* **Rows from a dataset**:
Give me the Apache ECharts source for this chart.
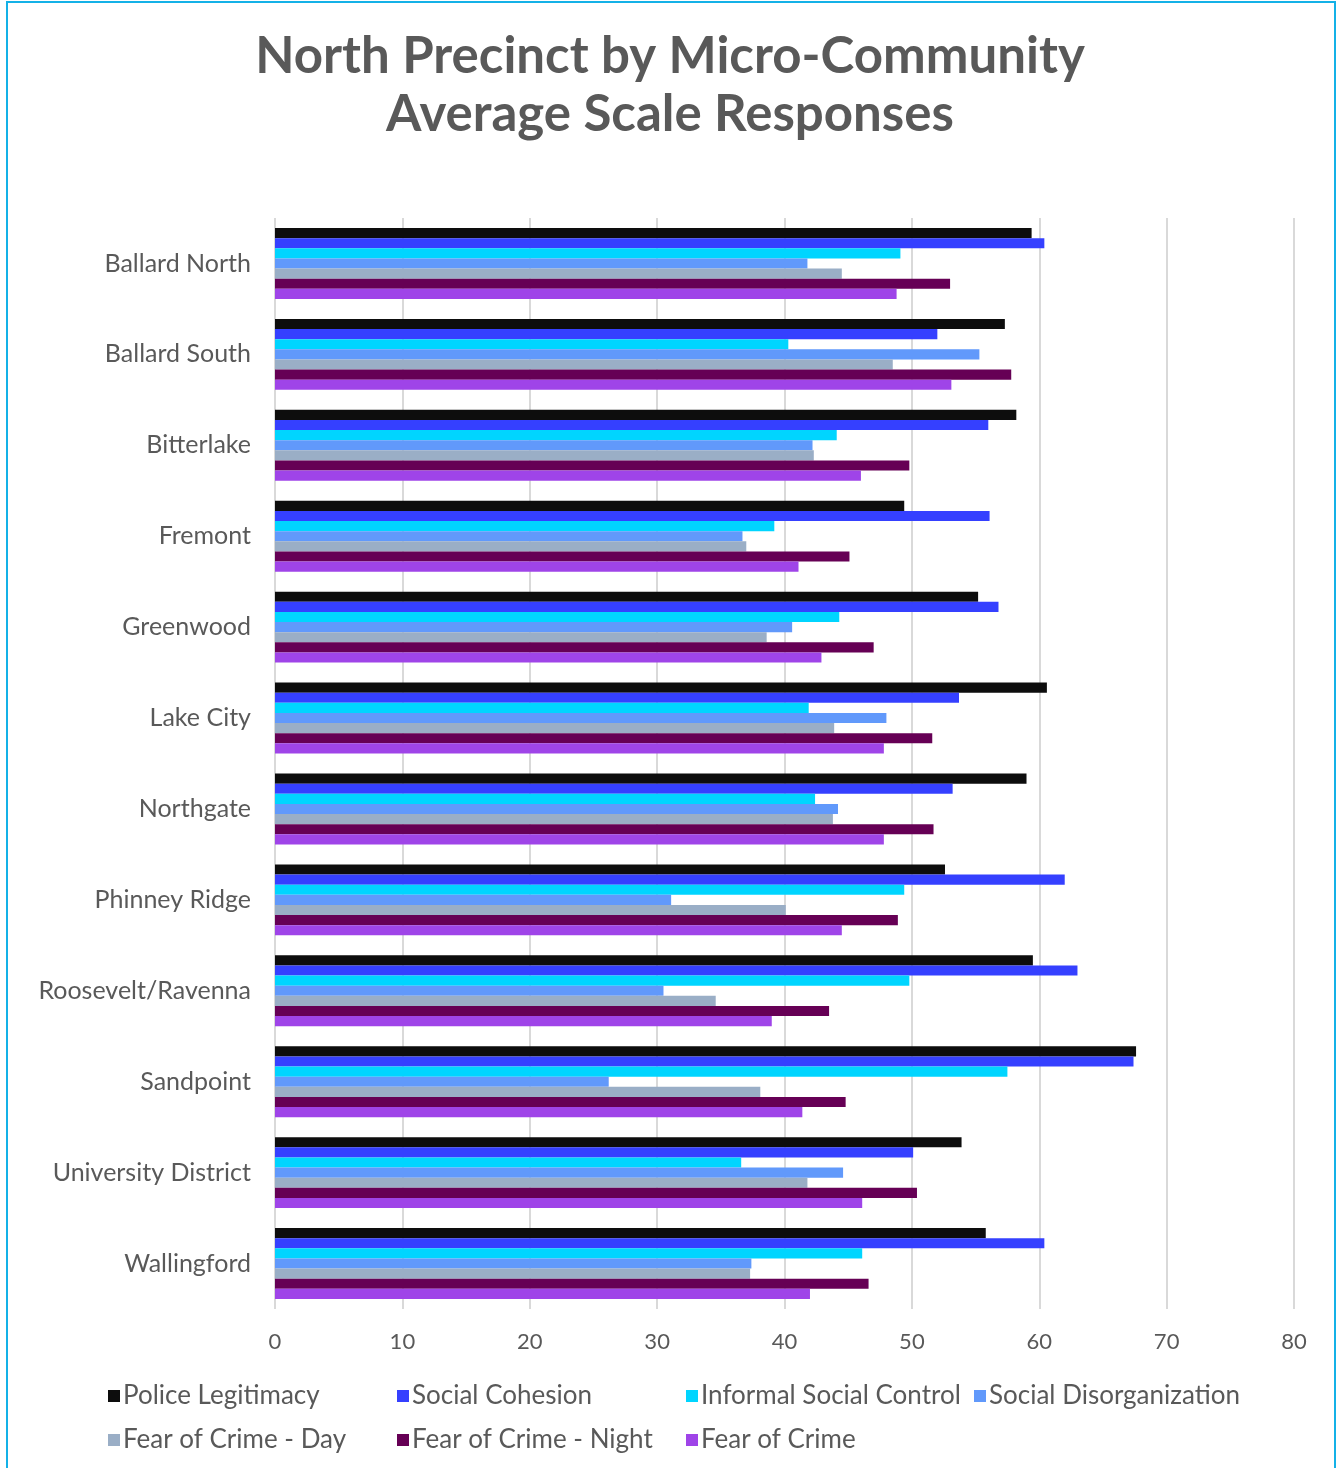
<!DOCTYPE html>
<html><head><meta charset="utf-8">
<script src="https://cdn.jsdelivr.net/npm/echarts@6/dist/echarts.min.js"></script>
<style>html,body{margin:0;padding:0;background:#fff}#c{width:1340px;height:1468px}</style>
</head><body><div id="c"></div>
<script>
const categories = ['Ballard North','Ballard South','Bitterlake','Fremont','Greenwood','Lake City','Northgate','Phinney Ridge','Roosevelt/Ravenna','Sandpoint','University District','Wallingford'];
const seriesNames = ['Police Legitimacy','Social Cohesion','Informal Social Control','Social Disorganization','Fear of Crime - Day','Fear of Crime - Night','Fear of Crime'];
const policeLegitimacy      = [59.4, 57.3, 58.2, 49.4, 55.2, 60.6, 59.0, 52.6, 59.5, 67.6, 53.9, 55.8];
const socialCohesion        = [60.4, 52.0, 56.0, 56.1, 56.8, 53.7, 53.2, 62.0, 63.0, 67.4, 50.1, 60.4];
const informalSocialControl = [49.1, 40.3, 44.1, 39.2, 44.3, 41.9, 42.4, 49.4, 49.8, 57.5, 36.6, 46.1];
const socialDisorganization = [41.8, 55.3, 42.2, 36.7, 40.6, 48.0, 44.2, 31.1, 30.5, 26.2, 44.6, 37.4];
const fearDay               = [44.5, 48.5, 42.3, 37.0, 38.6, 43.9, 43.8, 40.1, 34.6, 38.1, 41.8, 37.3];
const fearNight             = [53.0, 57.8, 49.8, 45.1, 47.0, 51.6, 51.7, 48.9, 43.5, 44.8, 50.4, 46.6];
const fearOfCrime           = [48.8, 53.1, 46.0, 41.1, 42.9, 47.8, 47.8, 44.5, 39.0, 41.4, 46.1, 42.0];
const xTicks = [0, 10, 20, 30, 40, 50, 60, 70, 80];

const colors = ['#0d0d0d', '#3540ff', '#00d5ff', '#6199fb', '#9aaec6', '#660055', '#9f44e8'];
const values = [policeLegitimacy, socialCohesion, informalSocialControl, socialDisorganization, fearDay, fearNight, fearOfCrime];
const FONT = 'Lato';
const TXT = '#595959';

const legendLefts = [103, 392, 681, 969, 103, 392, 681];
const legendTops = [1378, 1378, 1378, 1378, 1422, 1422, 1422];

const chart = echarts.init(document.getElementById('c'));
chart.setOption({
  animation: false,
  color: colors,
  title: {
    text: 'North Precinct by Micro-Community\nAverage Scale Responses',
    left: 'center', top: 23,
    textStyle: {fontFamily: FONT, fontWeight: 'bold', fontSize: 51, lineHeight: 58, color: TXT}
  },
  graphic: [{type: 'rect', shape: {x: 7, y: 2, width: 1328, height: 1500}, style: {fill: 'none', stroke: '#14b1e7', lineWidth: 2}, silent: true}],
  legend: seriesNames.map((n, i) => ({
    data: [n], left: legendLefts[i], top: legendTops[i],
    itemWidth: 12, itemHeight: 12, itemGap: 0, icon: 'rect',
    textStyle: {color: TXT, fontSize: 26, fontFamily: FONT, padding: [0, 0, 0, -2]}
  })),
  grid: {left: 275, right: 46, top: 218, bottom: 159, containLabel: false},
  xAxis: {
    type: 'value', min: xTicks[0], max: xTicks[xTicks.length - 1], interval: 10,
    axisLine: {show: false}, axisTick: {show: false},
    splitLine: {lineStyle: {color: '#d9d9d9', width: 2}},
    axisLabel: {color: TXT, fontSize: 22, fontFamily: FONT, margin: 22}
  },
  yAxis: {
    type: 'category', data: categories, inverse: true,
    axisLine: {show: false}, axisTick: {show: false},
    axisLabel: {color: TXT, fontSize: 25, fontFamily: FONT, margin: 24}
  },
  series: seriesNames.map((n, i) => ({
    name: n, type: 'bar', data: values[i],
    barGap: '0%', barCategoryGap: '22%',
    itemStyle: {color: colors[i]}
  }))
});
</script></body></html>
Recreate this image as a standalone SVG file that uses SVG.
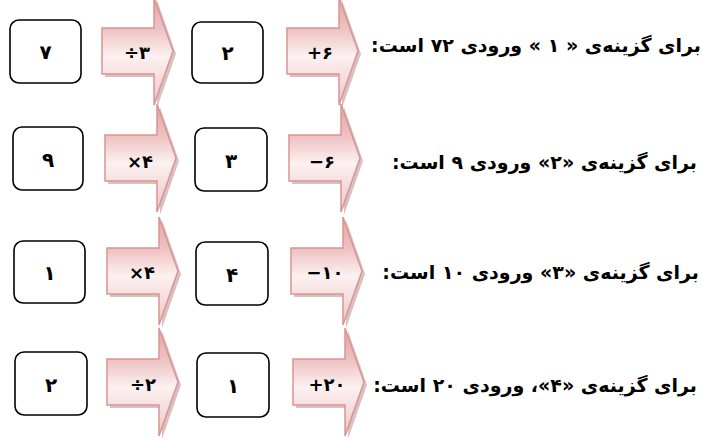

* **Brief**:
Leave the pictures out and please restate exactly the lines running from the start of the material through the one with "60, 70, 80];".

* **Worked answer**:
Give me the Apache ECharts source for this chart.
<!DOCTYPE html>
<html><head><meta charset="utf-8">
<script src="https://cdn.jsdelivr.net/npm/echarts@6/dist/echarts.min.js"></script>
<style>html,body{margin:0;padding:0;background:#fff}#c{width:1340px;height:1468px}</style>
</head><body><div id="c"></div>
<script>
const categories = ['Ballard North','Ballard South','Bitterlake','Fremont','Greenwood','Lake City','Northgate','Phinney Ridge','Roosevelt/Ravenna','Sandpoint','University District','Wallingford'];
const seriesNames = ['Police Legitimacy','Social Cohesion','Informal Social Control','Social Disorganization','Fear of Crime - Day','Fear of Crime - Night','Fear of Crime'];
const policeLegitimacy      = [59.4, 57.3, 58.2, 49.4, 55.2, 60.6, 59.0, 52.6, 59.5, 67.6, 53.9, 55.8];
const socialCohesion        = [60.4, 52.0, 56.0, 56.1, 56.8, 53.7, 53.2, 62.0, 63.0, 67.4, 50.1, 60.4];
const informalSocialControl = [49.1, 40.3, 44.1, 39.2, 44.3, 41.9, 42.4, 49.4, 49.8, 57.5, 36.6, 46.1];
const socialDisorganization = [41.8, 55.3, 42.2, 36.7, 40.6, 48.0, 44.2, 31.1, 30.5, 26.2, 44.6, 37.4];
const fearDay               = [44.5, 48.5, 42.3, 37.0, 38.6, 43.9, 43.8, 40.1, 34.6, 38.1, 41.8, 37.3];
const fearNight             = [53.0, 57.8, 49.8, 45.1, 47.0, 51.6, 51.7, 48.9, 43.5, 44.8, 50.4, 46.6];
const fearOfCrime           = [48.8, 53.1, 46.0, 41.1, 42.9, 47.8, 47.8, 44.5, 39.0, 41.4, 46.1, 42.0];
const xTicks = [0, 10, 20, 30, 40, 50, 60, 70, 80];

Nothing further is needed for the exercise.